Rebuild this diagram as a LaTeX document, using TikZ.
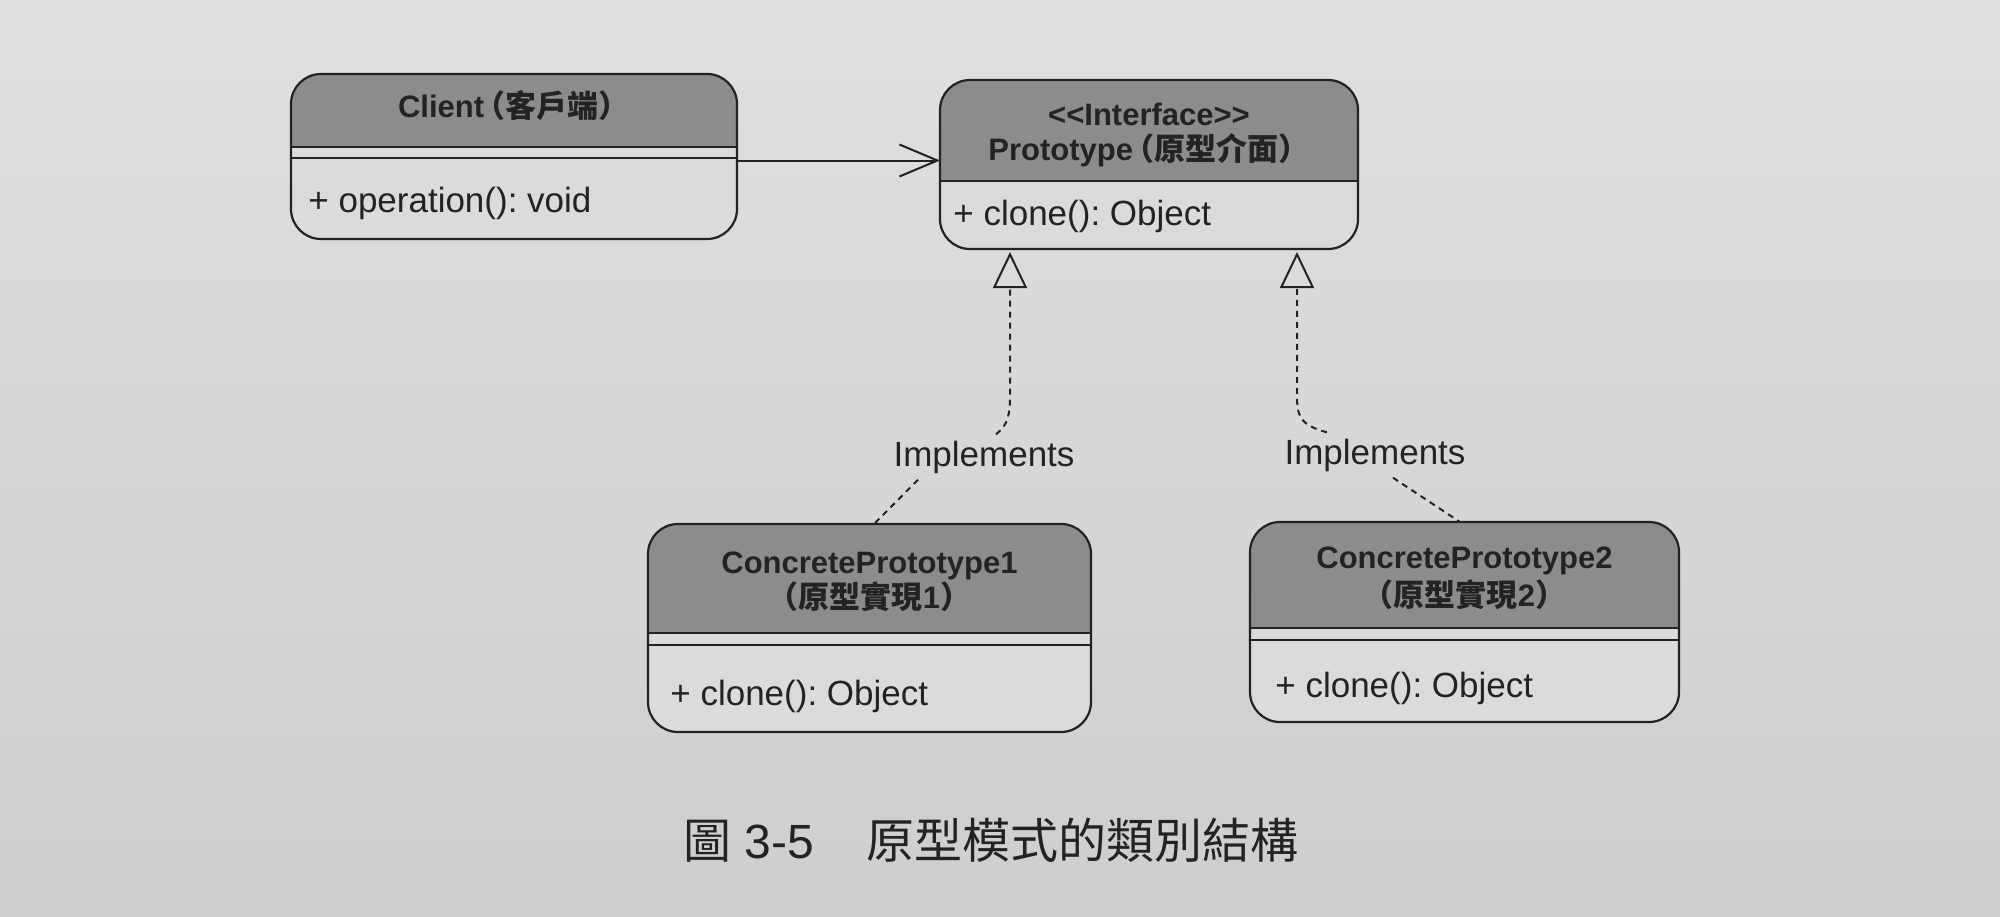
\documentclass[tikz,border=0pt]{standalone}
\usepackage{fontspec}
\setmainfont{Liberation Sans}
\newfontfamily\cjk{Noto Sans CJK TC}
\usetikzlibrary{arrows.meta,fit,calc}
\frenchspacing
\definecolor{bgtop}{RGB}{224,224,222}
\definecolor{bgbot}{RGB}{206,206,204}
\definecolor{bodycol}{RGB}{219,219,217}
\definecolor{headcol}{RGB}{140,140,138}
\definecolor{inkcol}{RGB}{35,35,35}
\newcommand\umlbox[6]{%
  \node[fit={(#2,#3)(#4,#5)}, inner sep=0pt, outer sep=0pt, rounded corners=15pt, fill=bodycol] (#1) {};
  \begin{scope}
    \clip (#2,#3) rectangle (#4,#6);
    \fill[headcol, rounded corners=15pt] (#1.north west) rectangle (#1.south east);
  \end{scope}
  \draw[boxline, rounded corners=15pt] (#1.north west) rectangle (#1.south east);
  \draw[boxline] (#2,#6) -- (#4,#6);
}
\begin{document}
\frenchspacing
\begin{tikzpicture}[x=0.5pt,y=-0.5pt,
  boxline/.style={draw=inkcol, line width=1.1pt},
  headtxt/.style={font=\fontsize{15.5}{18}\selectfont\bfseries, text=inkcol, inner sep=0pt, anchor=base},
  bodytxt/.style={font=\fontsize{17.5}{20}\selectfont, text=inkcol, inner sep=0pt, anchor=base west},
  impltxt/.style={font=\fontsize{17.5}{20}\selectfont, text=inkcol, inner sep=3pt},
  dashline/.style={draw=inkcol, line width=1pt, dash pattern=on 3pt off 2.5pt},
  realize/.style={dashline, shorten >=1.5pt, -{Triangle[open, length=18pt, width=17pt, line width=1pt]}},
  assoc/.style={draw=inkcol, line width=1pt, -{Straight Barb[length=19pt, width=16pt, line width=1pt]}}
]
\useasboundingbox (0,0) rectangle (2000,916);
\shade[top color=bgtop, bottom color=bgbot] (0,0) rectangle (2000,916);

% Client
\umlbox{client}{291}{74}{737}{239}{147}
\draw[boxline] (291,158) -- (737,158);
\node[headtxt] (clientname) at (514,117) {Client{\cjk\kern-.3em（客戶端）}};
\node[bodytxt] (clientop) at (308,212) {+ operation(): void};

% Prototype
\umlbox{proto}{940}{80}{1358}{249}{181}
\node[headtxt] (protost) at (1149,125) {<{}<Interface>{}>};
\node[headtxt] (protoname) at (1149,160) {Prototype{\cjk\kern-.3em（原型介面）}};
\node[bodytxt] (protoop) at (953,225) {+ clone(): Object};

% ConcretePrototype1
\umlbox{cp1}{648}{524}{1091}{732}{633}
\draw[boxline] (648,645) -- (1091,645);
\node[headtxt] (cp1n1) at (869.5,573) {ConcretePrototype1};
\node[headtxt] (cp1n2) at (869.5,608) {{\cjk（原型實現}1{\cjk）}};
\node[bodytxt] (cp1op) at (670,705) {+ clone(): Object};

% ConcretePrototype2
\umlbox{cp2}{1250}{522}{1679}{722}{628}
\draw[boxline] (1250,640) -- (1679,640);
\node[headtxt] (cp2n1) at (1464.5,568) {ConcretePrototype2};
\node[headtxt] (cp2n2) at (1464.5,606) {{\cjk（原型實現}2{\cjk）}};
\node[bodytxt] (cp2op) at (1275,697) {+ clone(): Object};

% labels
\node[impltxt] (impl1) at (984,457) {Implements};
\node[impltxt] (impl2) at (1375,455) {Implements};

% connectors
\coordinate (t1) at (1010,249);
\coordinate (t2) at (1297,249);
\draw[assoc] ([yshift=-2pt]client.east) -- ([yshift=-2pt]client.east -| proto.west);
\draw[realize] ([xshift=6pt]impl1.north) .. controls (1008,425) and (1010,415) .. (1010,395) -- (t1);
\draw[dashline] ([xshift=-33pt]impl1.south) -- ([xshift=113pt]cp1.north west);
\draw[realize] ([xshift=-24pt]impl2.north) .. controls (1299,425) and (1297,415) .. (1297,395) -- (t2);
\draw[dashline] ([xshift=9pt]impl2.south) -- ([xshift=105pt]cp2.north west);

% caption
\node[font=\fontsize{24}{28}\selectfont, text=inkcol, anchor=base west, inner sep=0pt] (cap) at (683,858) {{\cjk 圖} 3-5\hspace{1.1em}{\cjk 原型模式的類別結構}};
\end{tikzpicture}
\end{document}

◇ ◇ ◇

» **Work to complete**: Word for word, quote the lines above. Omit the pictures.

» **Reply**:
Rebuild this diagram as a LaTeX document, using TikZ.
\documentclass[tikz,border=0pt]{standalone}
\usepackage{fontspec}
\setmainfont{Liberation Sans}
\newfontfamily\cjk{Noto Sans CJK TC}
\usetikzlibrary{arrows.meta,fit,calc}
\frenchspacing
\definecolor{bgtop}{RGB}{224,224,222}
\definecolor{bgbot}{RGB}{206,206,204}
\definecolor{bodycol}{RGB}{219,219,217}
\definecolor{headcol}{RGB}{140,140,138}
\definecolor{inkcol}{RGB}{35,35,35}
\newcommand\umlbox[6]{%
  \node[fit={(#2,#3)(#4,#5)}, inner sep=0pt, outer sep=0pt, rounded corners=15pt, fill=bodycol] (#1) {};
  \begin{scope}
    \clip (#2,#3) rectangle (#4,#6);
    \fill[headcol, rounded corners=15pt] (#1.north west) rectangle (#1.south east);
  \end{scope}
  \draw[boxline, rounded corners=15pt] (#1.north west) rectangle (#1.south east);
  \draw[boxline] (#2,#6) -- (#4,#6);
}
\begin{document}
\frenchspacing
\begin{tikzpicture}[x=0.5pt,y=-0.5pt,
  boxline/.style={draw=inkcol, line width=1.1pt},
  headtxt/.style={font=\fontsize{15.5}{18}\selectfont\bfseries, text=inkcol, inner sep=0pt, anchor=base},
  bodytxt/.style={font=\fontsize{17.5}{20}\selectfont, text=inkcol, inner sep=0pt, anchor=base west},
  impltxt/.style={font=\fontsize{17.5}{20}\selectfont, text=inkcol, inner sep=3pt},
  dashline/.style={draw=inkcol, line width=1pt, dash pattern=on 3pt off 2.5pt},
  realize/.style={dashline, shorten >=1.5pt, -{Triangle[open, length=18pt, width=17pt, line width=1pt]}},
  assoc/.style={draw=inkcol, line width=1pt, -{Straight Barb[length=19pt, width=16pt, line width=1pt]}}
]
\useasboundingbox (0,0) rectangle (2000,916);
\shade[top color=bgtop, bottom color=bgbot] (0,0) rectangle (2000,916);

% Client
\umlbox{client}{291}{74}{737}{239}{147}
\draw[boxline] (291,158) -- (737,158);
\node[headtxt] (clientname) at (514,117) {Client{\cjk\kern-.3em（客戶端）}};
\node[bodytxt] (clientop) at (308,212) {+ operation(): void};

% Prototype
\umlbox{proto}{940}{80}{1358}{249}{181}
\node[headtxt] (protost) at (1149,125) {<{}<Interface>{}>};
\node[headtxt] (protoname) at (1149,160) {Prototype{\cjk\kern-.3em（原型介面）}};
\node[bodytxt] (protoop) at (953,225) {+ clone(): Object};

% ConcretePrototype1
\umlbox{cp1}{648}{524}{1091}{732}{633}
\draw[boxline] (648,645) -- (1091,645);
\node[headtxt] (cp1n1) at (869.5,573) {ConcretePrototype1};
\node[headtxt] (cp1n2) at (869.5,608) {{\cjk（原型實現}1{\cjk）}};
\node[bodytxt] (cp1op) at (670,705) {+ clone(): Object};

% ConcretePrototype2
\umlbox{cp2}{1250}{522}{1679}{722}{628}
\draw[boxline] (1250,640) -- (1679,640);
\node[headtxt] (cp2n1) at (1464.5,568) {ConcretePrototype2};
\node[headtxt] (cp2n2) at (1464.5,606) {{\cjk（原型實現}2{\cjk）}};
\node[bodytxt] (cp2op) at (1275,697) {+ clone(): Object};

% labels
\node[impltxt] (impl1) at (984,457) {Implements};
\node[impltxt] (impl2) at (1375,455) {Implements};

% connectors
\coordinate (t1) at (1010,249);
\coordinate (t2) at (1297,249);
\draw[assoc] ([yshift=-2pt]client.east) -- ([yshift=-2pt]client.east -| proto.west);
\draw[realize] ([xshift=6pt]impl1.north) .. controls (1008,425) and (1010,415) .. (1010,395) -- (t1);
\draw[dashline] ([xshift=-33pt]impl1.south) -- ([xshift=113pt]cp1.north west);
\draw[realize] ([xshift=-24pt]impl2.north) .. controls (1299,425) and (1297,415) .. (1297,395) -- (t2);
\draw[dashline] ([xshift=9pt]impl2.south) -- ([xshift=105pt]cp2.north west);

% caption
\node[font=\fontsize{24}{28}\selectfont, text=inkcol, anchor=base west, inner sep=0pt] (cap) at (683,858) {{\cjk 圖} 3-5\hspace{1.1em}{\cjk 原型模式的類別結構}};
\end{tikzpicture}
\end{document}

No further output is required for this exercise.